“The regenerative economy: its greatest strength is its greatest weakness: it’s everything!”
Today, change is driven by business leaders who are no longer separating their business hat from their human heart.
Through a panel discussion moderated by BRODIE’s Nigel Salter, BRODIE’s first event explored whether regenerative economics and mainstream business can mix and whether regenerative principles can be applied to the realities of mainstream business.
Insights from leading regenerative thinkers and business voices, including Guy Morgan, Mike Barry, Giles Hutchins, Louise Kjellerup Roper, Daniel Christian Wahl, and BRODIE’s Georgie Erangey provided food for thought about the importance of adopting a regenerative approach, what it will take to deliver and how businesses can start to embrace it.
Three key takeaways from the morning:
1. Becoming less unsustainable is not enough
On November the 5th, 11,000 scientists endorsed research stating that the world is facing a climate warming. Based on 40 years of research, the study makes clear that we are now at a point where we have to do the impossible because the probable has become unthinkable. As agents in the system, we need to contribute to the change, but what does it mean to practice regeneration? Is it even possible to build a regenerative business within a degenerative economy? General consensus was that we need to not only mitigate our negative impact but also create conditions conducive to life and reflective of the bio-local. Re-regionalising and re-localising became clear drivers of the shift to regenerative practices. Instead of scaling up, companies should look to scale out and bake resilience into their fragile supply chains by investing in holistic, long-term solutions and focussing on the local through a global lens.
2. Humans vs technology
The greatest breakthroughs of 21st century won’t be the result of technological advancements, but instead will come from our expanding understanding of who we are as humans. Increasingly, business leaders are combining their business brain and human heart, applying a more holistic lens when designing their company strategy, creating products and propositions that enhance the human world we live in. One of the greatest challenges facing leaders today is the need to shift from a mechanistic (control-based, reductive, militarised mind) logic to the understanding that organisations are living systems. An expanding capability to realize the living systems logic is at the heart of regenerative leadership.
3. The business case
In the degenerative system we have created, no company is too large to fail. Becoming a regenerative business in an age of hyper transparency, requires companies to have a committed leader championing the regenerative strategy. Transformation has to cascade throughout the enterprise, from leadership to production. Where luxury is often seen as excessive, elitist and not inclusive, its reliance on high-quality materials has forced high-end brands to consider their impact on the fragile ecosystems they rely on, and in turn take steps to protect them. When adopting a regenerative approach, we become hospice workers to old system and midwives to new system – we need to ask ourselves if we can apply program obsolescence to our own existence? Can businesses evolve to exist in a globally connected, local system? And for companies, is creativity the bridge between sustainability and regeneration?
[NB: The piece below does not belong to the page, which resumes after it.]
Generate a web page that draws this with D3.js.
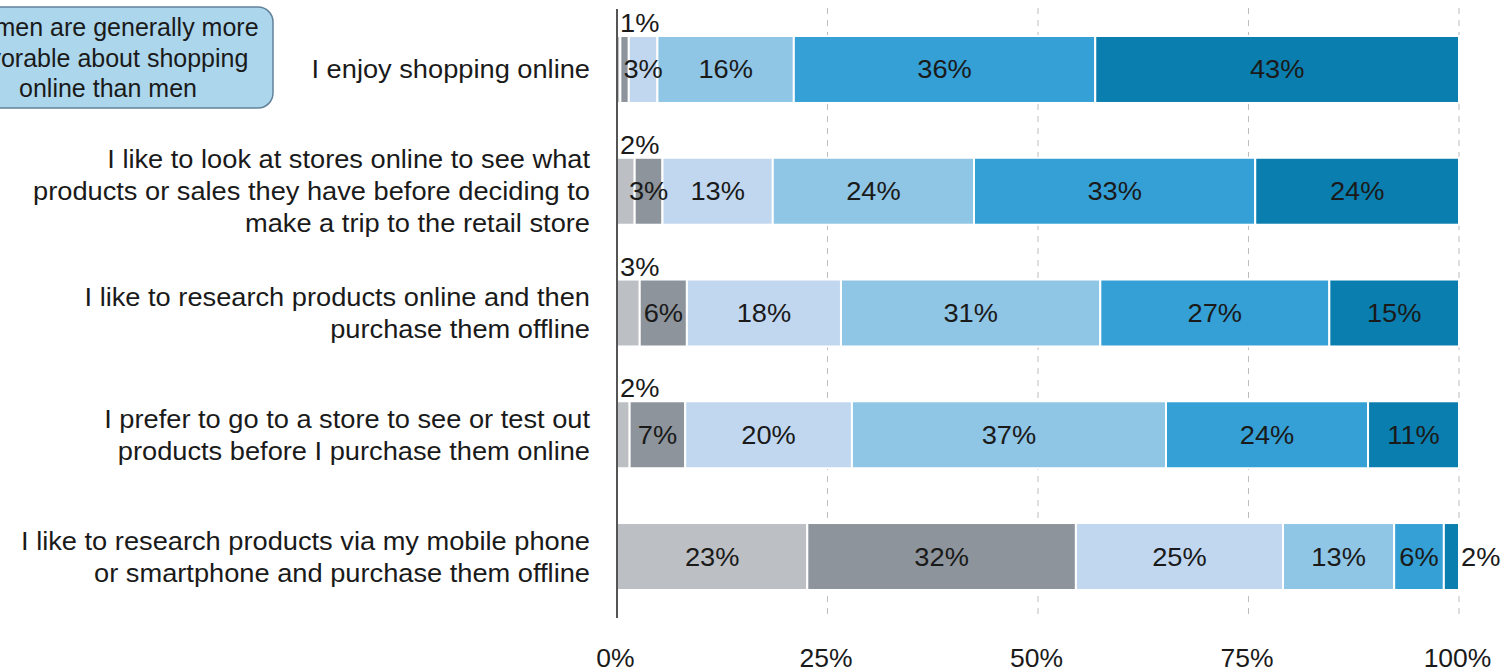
<!DOCTYPE html>
<html>
<head>
<meta charset="utf-8">
<script src="https://cdn.jsdelivr.net/npm/d3@7"></script>
<style>
  body { margin: 0; background: #fff; }
  svg { display: block; }
  text { font-family: "Liberation Sans", Arial, sans-serif; fill: #1a1a1a; }
</style>
</head>
<body>
<div id="chart"></div>
<script>
// categories (one line per label row)
var categories = [
  ["I enjoy shopping online"],
  ["I like to look at stores online to see what", "products or sales they have before deciding to", "make a trip to the retail store"],
  ["I like to research products online and then", "purchase them offline"],
  ["I prefer to go to a store to see or test out", "products before I purchase them online"],
  ["I like to research products via my mobile phone", "or smartphone and purchase them offline"]
];

// series values, segments left to right (percent)
var seg1 = [0.4, 2.1, 2.7, 1.5, 22.6];
var seg2 = [1.0, 3.3, 5.6, 6.6, 31.9];
var seg3 = [3.4, 13.1, 18.3, 19.8, 24.6];
var seg4 = [16.2, 23.9, 30.8, 37.3, 13.2];
var seg5 = [35.8, 33.4, 27.2, 24.0, 5.9];
var seg6 = [43.2, 24.2, 15.4, 10.8, 1.8];

var colors = ["#bcc0c4", "#8d949b", "#c1d7f0", "#8fc5e5", "#34a0d5", "#0a7eae"];
var tickValues = [0, 25, 50, 75, 100];
var note = ["Women are generally more", "favorable about shopping", "online than men"];

var W = 1507, H = 672;
var sx = 1.09; // text in the original is a bit wide

var svg = d3.select("#chart").append("svg")
    .attr("width", W)
    .attr("height", H);

function place(px, py) {
  return "translate(" + px + "," + py + ") scale(" + sx + ",1)";
}

var x = d3.scaleLinear().domain([0, 100]).range([617, 1459]);
var y = d3.scaleBand()
    .domain(d3.range(categories.length))
    .range([8.6, 617.4])
    .paddingInner(0.45)
    .paddingOuter(0.225);

// gridlines
svg.append("g").selectAll("line")
    .data(tickValues.slice(1))
    .enter().append("line")
    .attr("x1", function(d) { return x(d); })
    .attr("x2", function(d) { return x(d); })
    .attr("y1", 8)
    .attr("y2", 618)
    .attr("stroke", "#bdbdbd")
    .attr("stroke-width", 1)
    .attr("stroke-dasharray", "6,6");

// stack the series
var series = [seg1, seg2, seg3, seg4, seg5, seg6];
var rows = categories.map(function(c, i) {
  var acc = 0;
  return series.map(function(s, k) {
    var d = {row: i, k: k, v: s[i], x0: acc, x1: acc + s[i]};
    acc += s[i];
    return d;
  });
});
var segs = [].concat.apply([], rows);

svg.append("g").selectAll("rect")
    .data(segs)
    .enter().append("rect")
    .attr("x", function(d) { return x(d.x0); })
    .attr("width", function(d) { return x(d.x1) - x(d.x0); })
    .attr("y", function(d) { return y(d.row); })
    .attr("height", y.bandwidth())
    .attr("fill", function(d) { return colors[d.k]; })
    .attr("stroke", "#fff")
    .attr("stroke-width", 2);

// value labels
function label(d) { return Math.round(d.v) + "%"; }
var small = function(d) { return (x(d.x1) - x(d.x0)) < 25; };

svg.append("g").selectAll("text")
    .data(segs.filter(function(d) { return Math.round(d.v) > 0; }))
    .enter().append("text")
    .attr("font-size", 25)
    .attr("text-anchor", function(d) {
      return small(d) ? "start" : "middle";
    })
    .attr("transform", function(d) {
      var px, py;
      if (!small(d)) {
        px = (x(d.x0) + x(d.x1)) / 2;
        py = y(d.row) + y.bandwidth() / 2 + 9;
      } else if (d.k == 5) {
        px = x(d.x1) + 2;
        py = y(d.row) + y.bandwidth() / 2 + 9;
      } else {
        px = x(0) + 3;
        py = y(d.row) - 4;
      }
      return place(px, py);
    })
    .text(label);

// y axis line
svg.append("line")
    .attr("x1", x(0)).attr("x2", x(0))
    .attr("y1", 9).attr("y2", 618)
    .attr("stroke", "#555")
    .attr("stroke-width", 2);

// category labels
var cat = svg.append("g").selectAll("text")
    .data(categories)
    .enter().append("text")
    .attr("font-size", 25)
    .attr("text-anchor", "end")
    .attr("transform", function(d, i) {
      return place(590, y(i) + y.bandwidth() / 2 + 9 - (d.length - 1) * 16);
    });
cat.selectAll("tspan")
    .data(function(d) { return d; })
    .enter().append("tspan")
    .attr("x", 0)
    .attr("dy", function(d, i) { return i == 0 ? 0 : 32; })
    .text(function(d) { return d; });

// x axis
var xAxis = svg.append("g")
    .attr("transform", "translate(0,618)")
    .call(d3.axisBottom(x).tickValues(tickValues).tickSize(0)
      .tickFormat(function(d) { return d + "%"; }));
xAxis.select(".domain").remove();
xAxis.selectAll("text")
    .attr("font-size", 25)
    .attr("font-family", "Liberation Sans, Arial, sans-serif")
    .attr("fill", "#1a1a1a")
    .attr("y", 0)
    .attr("dy", 0)
    .attr("transform", "translate(-2,49) scale(1.06,1)");

// callout box (runs off the left edge, as in the original)
svg.append("rect")
    .attr("x", -30)
    .attr("y", 7)
    .attr("width", 303)
    .attr("height", 101)
    .attr("rx", 15)
    .attr("fill", "#acd6ec")
    .attr("stroke", "#62829a")
    .attr("stroke-width", 1.5);

svg.append("g").selectAll("text")
    .data(note)
    .enter().append("text")
    .attr("font-size", 25)
    .attr("text-anchor", "middle")
    .attr("x", 108)
    .attr("y", function(d, i) { return 36 + i * 30.5; })
    .text(function(d) { return d; });
</script>
</body>
</html>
While several attendees remarked that the questions surrounding the relationship between regenerative economics and mainstream business have been around for at least two decades, all agreed that there has been a considerable shift in business in recent years. Today, change is driven by business leaders who are no longer separating their business hat from their human heart. And while change is not linear, the Age of Enlightenment took a century and many technologies are evolutionary dead ends, there are opportunities to create positive regenerative change globally with the aid of technological advancements and thoughtful leaders.